The exercise
Wherever "this" appears in a line, list that line.

Source material

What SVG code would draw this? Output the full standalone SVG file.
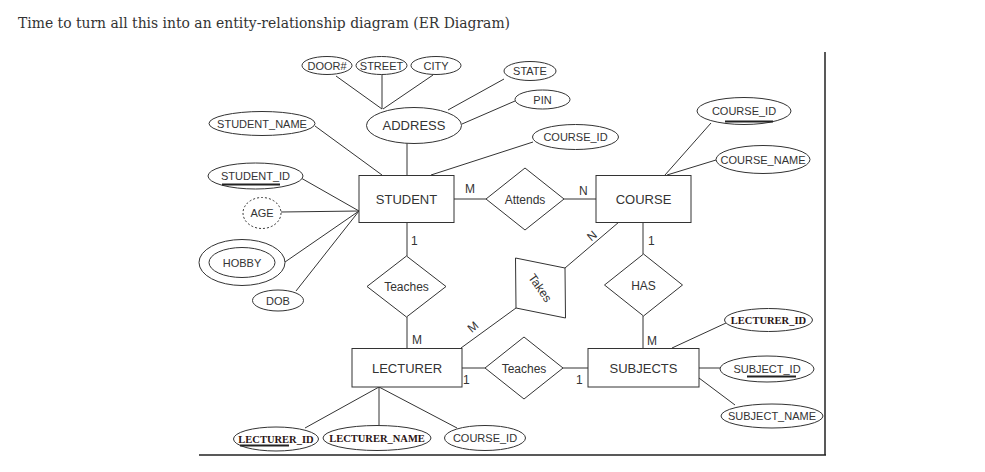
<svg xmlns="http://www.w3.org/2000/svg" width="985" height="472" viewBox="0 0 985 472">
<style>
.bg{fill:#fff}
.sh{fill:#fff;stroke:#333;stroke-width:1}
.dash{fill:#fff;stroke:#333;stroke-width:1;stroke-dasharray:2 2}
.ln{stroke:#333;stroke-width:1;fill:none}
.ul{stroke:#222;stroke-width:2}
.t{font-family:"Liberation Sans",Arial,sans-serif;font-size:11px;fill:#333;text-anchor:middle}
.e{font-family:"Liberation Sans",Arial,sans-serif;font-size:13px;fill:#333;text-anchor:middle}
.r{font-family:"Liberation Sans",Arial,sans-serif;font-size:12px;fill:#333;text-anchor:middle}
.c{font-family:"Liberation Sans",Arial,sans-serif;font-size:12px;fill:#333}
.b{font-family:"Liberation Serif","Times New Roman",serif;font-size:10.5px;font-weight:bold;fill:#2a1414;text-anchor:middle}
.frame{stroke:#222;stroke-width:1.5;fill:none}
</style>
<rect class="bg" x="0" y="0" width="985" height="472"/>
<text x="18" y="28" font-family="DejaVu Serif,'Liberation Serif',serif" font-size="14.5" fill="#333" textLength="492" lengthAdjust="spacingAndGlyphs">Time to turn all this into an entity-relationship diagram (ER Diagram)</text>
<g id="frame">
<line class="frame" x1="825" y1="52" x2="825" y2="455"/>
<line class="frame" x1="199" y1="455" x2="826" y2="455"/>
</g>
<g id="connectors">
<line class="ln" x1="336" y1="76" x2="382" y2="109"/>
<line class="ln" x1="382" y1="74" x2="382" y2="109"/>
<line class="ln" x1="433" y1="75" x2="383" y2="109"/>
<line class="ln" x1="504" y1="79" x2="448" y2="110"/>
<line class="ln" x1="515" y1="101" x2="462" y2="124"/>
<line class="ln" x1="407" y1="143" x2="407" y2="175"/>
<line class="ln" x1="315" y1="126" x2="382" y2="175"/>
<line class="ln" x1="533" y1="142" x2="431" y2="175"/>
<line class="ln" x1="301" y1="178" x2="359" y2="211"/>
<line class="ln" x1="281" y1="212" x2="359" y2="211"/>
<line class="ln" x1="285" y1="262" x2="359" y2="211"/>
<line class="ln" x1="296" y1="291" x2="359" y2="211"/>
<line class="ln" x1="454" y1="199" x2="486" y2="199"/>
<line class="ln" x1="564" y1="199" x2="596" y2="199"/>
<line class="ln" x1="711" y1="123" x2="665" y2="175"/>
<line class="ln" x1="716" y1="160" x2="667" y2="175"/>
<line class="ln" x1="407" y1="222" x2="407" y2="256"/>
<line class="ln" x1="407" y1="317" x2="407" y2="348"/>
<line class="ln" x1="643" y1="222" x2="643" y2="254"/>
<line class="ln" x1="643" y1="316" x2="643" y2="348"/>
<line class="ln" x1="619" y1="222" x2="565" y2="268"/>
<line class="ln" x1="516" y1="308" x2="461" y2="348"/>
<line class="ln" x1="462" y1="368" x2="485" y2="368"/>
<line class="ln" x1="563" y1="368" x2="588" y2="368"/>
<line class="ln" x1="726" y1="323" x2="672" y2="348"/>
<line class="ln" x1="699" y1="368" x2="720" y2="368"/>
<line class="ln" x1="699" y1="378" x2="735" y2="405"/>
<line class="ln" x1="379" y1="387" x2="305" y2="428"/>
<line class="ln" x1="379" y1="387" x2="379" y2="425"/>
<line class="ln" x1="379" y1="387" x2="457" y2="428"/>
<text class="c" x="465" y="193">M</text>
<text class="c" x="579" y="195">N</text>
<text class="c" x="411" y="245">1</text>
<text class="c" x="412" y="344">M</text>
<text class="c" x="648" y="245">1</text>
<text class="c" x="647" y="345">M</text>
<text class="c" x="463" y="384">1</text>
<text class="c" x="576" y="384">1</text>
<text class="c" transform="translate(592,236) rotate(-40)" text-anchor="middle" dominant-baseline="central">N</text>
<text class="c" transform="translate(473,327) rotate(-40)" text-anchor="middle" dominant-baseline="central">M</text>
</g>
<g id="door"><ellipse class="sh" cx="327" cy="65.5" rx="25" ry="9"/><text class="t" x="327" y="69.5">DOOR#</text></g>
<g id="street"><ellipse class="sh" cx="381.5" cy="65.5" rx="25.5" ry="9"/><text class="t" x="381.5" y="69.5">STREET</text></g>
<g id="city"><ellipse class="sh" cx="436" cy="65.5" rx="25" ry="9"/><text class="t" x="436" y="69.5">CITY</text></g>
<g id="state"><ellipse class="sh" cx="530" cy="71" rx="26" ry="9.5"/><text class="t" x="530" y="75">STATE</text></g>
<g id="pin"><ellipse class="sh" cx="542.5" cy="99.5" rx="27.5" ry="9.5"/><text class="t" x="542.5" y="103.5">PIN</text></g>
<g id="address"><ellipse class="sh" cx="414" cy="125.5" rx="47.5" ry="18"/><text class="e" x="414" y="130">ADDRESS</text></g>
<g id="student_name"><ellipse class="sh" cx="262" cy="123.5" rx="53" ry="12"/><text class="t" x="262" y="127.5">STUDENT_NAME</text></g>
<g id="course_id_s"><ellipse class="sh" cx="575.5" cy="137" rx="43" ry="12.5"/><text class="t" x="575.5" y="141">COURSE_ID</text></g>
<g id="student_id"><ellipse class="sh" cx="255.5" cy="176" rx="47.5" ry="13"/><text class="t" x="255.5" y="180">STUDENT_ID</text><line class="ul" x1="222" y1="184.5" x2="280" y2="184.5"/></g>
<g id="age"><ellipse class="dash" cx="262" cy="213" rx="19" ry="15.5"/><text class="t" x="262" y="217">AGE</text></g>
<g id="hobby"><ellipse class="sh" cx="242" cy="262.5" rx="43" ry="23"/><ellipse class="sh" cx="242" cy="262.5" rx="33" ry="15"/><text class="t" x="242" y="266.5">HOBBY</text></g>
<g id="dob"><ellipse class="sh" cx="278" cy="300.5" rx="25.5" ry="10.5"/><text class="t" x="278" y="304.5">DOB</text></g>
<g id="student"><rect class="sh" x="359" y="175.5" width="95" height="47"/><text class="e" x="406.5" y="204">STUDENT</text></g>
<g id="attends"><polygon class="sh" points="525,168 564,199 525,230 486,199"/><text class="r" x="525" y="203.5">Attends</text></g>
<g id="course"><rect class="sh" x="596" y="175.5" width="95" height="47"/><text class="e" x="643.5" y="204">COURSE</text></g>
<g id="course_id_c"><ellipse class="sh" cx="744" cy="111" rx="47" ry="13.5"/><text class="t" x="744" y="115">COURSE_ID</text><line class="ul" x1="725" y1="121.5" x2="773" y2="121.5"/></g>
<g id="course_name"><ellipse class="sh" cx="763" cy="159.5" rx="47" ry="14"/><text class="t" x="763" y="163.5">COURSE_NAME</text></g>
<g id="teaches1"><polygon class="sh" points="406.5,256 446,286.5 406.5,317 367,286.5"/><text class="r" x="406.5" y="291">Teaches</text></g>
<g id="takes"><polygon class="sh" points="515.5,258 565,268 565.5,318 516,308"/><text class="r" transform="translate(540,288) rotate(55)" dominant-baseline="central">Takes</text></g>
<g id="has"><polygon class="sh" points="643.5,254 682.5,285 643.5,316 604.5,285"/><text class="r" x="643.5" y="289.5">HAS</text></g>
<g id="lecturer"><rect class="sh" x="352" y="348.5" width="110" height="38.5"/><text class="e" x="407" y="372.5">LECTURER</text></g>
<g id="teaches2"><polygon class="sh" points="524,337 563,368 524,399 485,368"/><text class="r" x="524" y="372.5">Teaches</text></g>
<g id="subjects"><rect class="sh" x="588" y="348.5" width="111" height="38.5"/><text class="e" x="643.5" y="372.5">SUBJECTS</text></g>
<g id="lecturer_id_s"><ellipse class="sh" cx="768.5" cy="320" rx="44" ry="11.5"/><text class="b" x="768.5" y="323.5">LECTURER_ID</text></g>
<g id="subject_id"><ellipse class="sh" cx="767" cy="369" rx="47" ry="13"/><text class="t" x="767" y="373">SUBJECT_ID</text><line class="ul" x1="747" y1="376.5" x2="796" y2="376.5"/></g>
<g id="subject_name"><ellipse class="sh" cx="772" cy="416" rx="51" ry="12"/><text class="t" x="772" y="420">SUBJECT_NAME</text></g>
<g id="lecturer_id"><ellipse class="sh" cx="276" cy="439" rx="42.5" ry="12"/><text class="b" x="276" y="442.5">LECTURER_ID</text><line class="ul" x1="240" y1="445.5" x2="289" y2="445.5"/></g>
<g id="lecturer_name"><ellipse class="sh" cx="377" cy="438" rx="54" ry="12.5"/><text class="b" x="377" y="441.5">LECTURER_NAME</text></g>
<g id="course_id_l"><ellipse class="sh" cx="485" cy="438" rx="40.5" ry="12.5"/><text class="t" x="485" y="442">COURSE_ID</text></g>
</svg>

Answer for the task
What SVG code would draw this? Output the full standalone SVG file.
<text x="18" y="28" font-family="DejaVu Serif,'Liberation Serif',serif" font-size="14.5" fill="#333" textLength="492" lengthAdjust="spacingAndGlyphs">Time to turn all this into an entity-relationship diagram (ER Diagram)</text>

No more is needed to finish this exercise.